Dans l’ennui, je dirais, ce qui nous arrive, c’est que nous accédons à une perception douloureuse de la répétition, la répétition se donne à nous sous le biais du monotone et par cette dimension du monotone, ce qui se produit, si vous y pensez bien, vous verrez que ça coïncide avec quelque chose... je m’excuse d’aller un peu vite, mais je crois qu’on peut le dire quand même ...ça correspond avec quelque chose de l’ordre de l’usure de la métaphore paternelle.

Les métaphores s’usent : regardez un mot d’esprit, il fait de l’effet un temps, un mot d’esprit s’use, une fois usé, effectivement il est monotone. Je dirais que l’usure de la métaphore, l’effet de cette usure... et cette usure se produit justement sous l’effet de l’impact de ces signifiants qui persistent dans le Réel et qui sont corrodants sur la métaphore ...cette usure, je dirais qu’elle est liée à l’apparition du déchet dans notre univers. [...]

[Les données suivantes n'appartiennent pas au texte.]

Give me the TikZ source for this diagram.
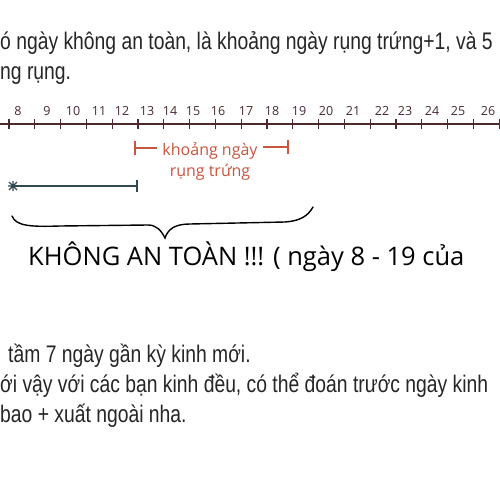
\documentclass[tikz,border=0pt]{standalone}
\usepackage{fontspec}
\setmainfont{Liberation Sans}[FakeStretch=0.805]
\newfontfamily\handfont{Open Sans}
\newfontfamily\numfont{Open Sans}
\definecolor{txt}{HTML}{262626}
\definecolor{lineclr}{HTML}{4A2A2E}
\definecolor{orng}{HTML}{C8553D}
\definecolor{teal}{HTML}{2F4A55}
\tikzset{
  bodytext/.style={anchor=base west, inner sep=0pt, text=txt, font=\fontsize{24}{28}\selectfont},
  numlabel/.style={anchor=base, inner sep=0pt, text=lineclr, font=\numfont\fontsize{12.5}{13}\selectfont},
  tickmark/.style={draw=lineclr, line width=1.1pt},
  numline/.style={draw=lineclr, line width=1.6pt},
  orangeline/.style={draw=orng, line width=1.2pt},
  tealline/.style={draw=teal, line width=1.4pt},
  handtext/.style={anchor=base west, inner sep=0pt, text=black, font=\handfont\fontsize{25.5}{28}\selectfont},
}
\begin{document}
\begin{tikzpicture}[x=1pt,y=-1pt]
\useasboundingbox (0,0) rectangle (500,500);
\fill[white] (0,0) rectangle (500,500);
\clip (0,0) rectangle (500,500);
% top text
\node[bodytext] (t1) at (0,50) {ó ngày không an toàn, là khoảng ngày rụng trứng+1, và 5};
\node[bodytext] (t2) at (0,80) {ng rụng.};
% number line
\coordinate (nlA) at (-5,124);
\coordinate (nlB) at (505,124);
\draw[numline] (nlA) -- (nlB);
\foreach \k in {0,...,19} {
  \pgfmathsetmacro{\xx}{9+25.8*\k}
  \coordinate (tk\k) at (\xx,124);
  \draw[tickmark] ([yshift=-5pt]tk\k) -- ([yshift=5pt]tk\k);
}
\foreach \v/\xx in {8/18,9/47,10/73,11/99,12/122,13/147,14/170,15/193,16/218,17/246,18/272,19/299,20/326,21/353,22/382,23/405,24/432,25/458,26/488} {
  \node[numlabel] (n\v) at (\xx,116) {\v};
}
% orange interval
\coordinate (oL) at (135,148);
\coordinate (oLd) at (157,148);
\coordinate (oRd) at (263,147);
\coordinate (oR) at (288,147);
\draw[orangeline] ([yshift=-7pt]oL) -- ([yshift=7pt]oL);
\draw[orangeline] (oL) -- (oLd);
\draw[orangeline] (oRd) -- (oR);
\draw[orangeline] ([yshift=-7pt]oR) -- ([yshift=7pt]oR);
\node[align=center, inner sep=0pt, text=orng, font=\handfont\fontsize{16}{21}\selectfont] (olab) at (210,161) {khoảng ngày\\rụng trứng};
% teal line
\coordinate (tS) at (13,186);
\coordinate (tE) at (137,186);
\draw[tealline] (tS) -- (tE);
\draw[tealline] ([yshift=-6pt]tE) -- ([yshift=6pt]tE);
\draw[tealline, line width=1.2pt] ([shift={(-5,0)}]tS) -- ([shift={(5,0)}]tS)
  ([shift={(-4,-4)}]tS) -- ([shift={(4,4)}]tS)
  ([shift={(-4,4)}]tS) -- ([shift={(4,-4)}]tS)
  ([shift={(0,-5)}]tS) -- ([shift={(0,5)}]tS);
% brace
\coordinate (bL) at (12,216);
\coordinate (bT) at (165,238);
\coordinate (bR) at (313,207);
\draw[line width=1.4pt, line cap=round] (bL) .. controls (16,226) and (30,227) .. (60,226)
  -- (148,225) .. controls (156,225) and (161,230) .. (bT)
  .. controls (168,229) and (175,224) .. (190,224)
  -- (285,222) .. controls (300,221) and (308,216) .. (bR);
\node[handtext] (warn) at (28,265) {KHÔNG AN TOÀN !!! ( ngày 8 - 19 của};
% bottom text
\node[bodytext] (b1) at (8,362) {tầm 7 ngày gần kỳ kinh mới.};
\node[bodytext] (b2) at (0,392) {ới vậy với các bạn kinh đều, có thể đoán trước ngày kinh};
\node[bodytext] (b3) at (0,422) {bao + xuất ngoài nha.};
\end{tikzpicture}
\end{document}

L’usure de la métaphore, vous pouvez repérer qu’elle est lié à l’apparition dans notre univers du déchet,

– que ce déchet soit de l’ordre subjectif avec ce qu’on appelle la culpabilité ou le péché,

– ou que ce déchet soit même l’apparition de ce déchet qu’est notre corps propre dans la mesure ou notre corps dans la perspective de cet ennui ou de cette monotonie, ce qui lui arrive, c’est qu’il peut se mettre parfois à être, je dirais, soumis à une loi qui serait la loi exclusive du réel, je veux dire la loi de la pesanteur, je veux dire par là que lorsque notre corps se mettrait à se manifester par le fait qu’il pèse parce qu’il ne serait soumis qu’à la loi de la pesanteur, eh bien, vous avez là, l’accentuation de la fonction de ce déchet qu’est notre corps tout à l’opposé, si vous voulez, quand le corps est soumis à cet autre Réel qui est celui du signifiant qui l’allège, ce qui fait que vous voyez certaines personnes marcher dans la rue qui semblent ne pas peser, qui semblent être comme une plume, quel que soit leur poids, c’est quelque chose de cette nature et on peut dire que ce déchet qu’est le corps quand il se met à peser, eh bien, nous pouvons l’opposer à ce qui arrive au corps quand brusquement il s’allège, il s’allège par exemple dans la fête ou dans le repas totémique, ou tout simplement dans l’amour, dans le coup de foudre, la foudre sidération, ce que représente pour un homme ce signifiant de haute intensité psychique qu’est la femme, ce signifiant sidérant, il faut reconnaître qu’il a le pouvoir, en suscitant l’amour - et puis le terme de ce terme de femme fatale nous fait peut-être sentir que par cette fatalité, ce que l’homme rencontre de fatal, c’est quelque chose de l’ordre du signifiant du Nom du Père - eh bien, qu’est-ce qui se passe quand on perd la tête dans l’amour, ou le corps c’est que vous devenez tellement légers ou allégés que comme à la limite, comme le maniaque vous perdez votre lest, vous devenez fous, ne pesez plus rien, vous perdez le corps, la tête.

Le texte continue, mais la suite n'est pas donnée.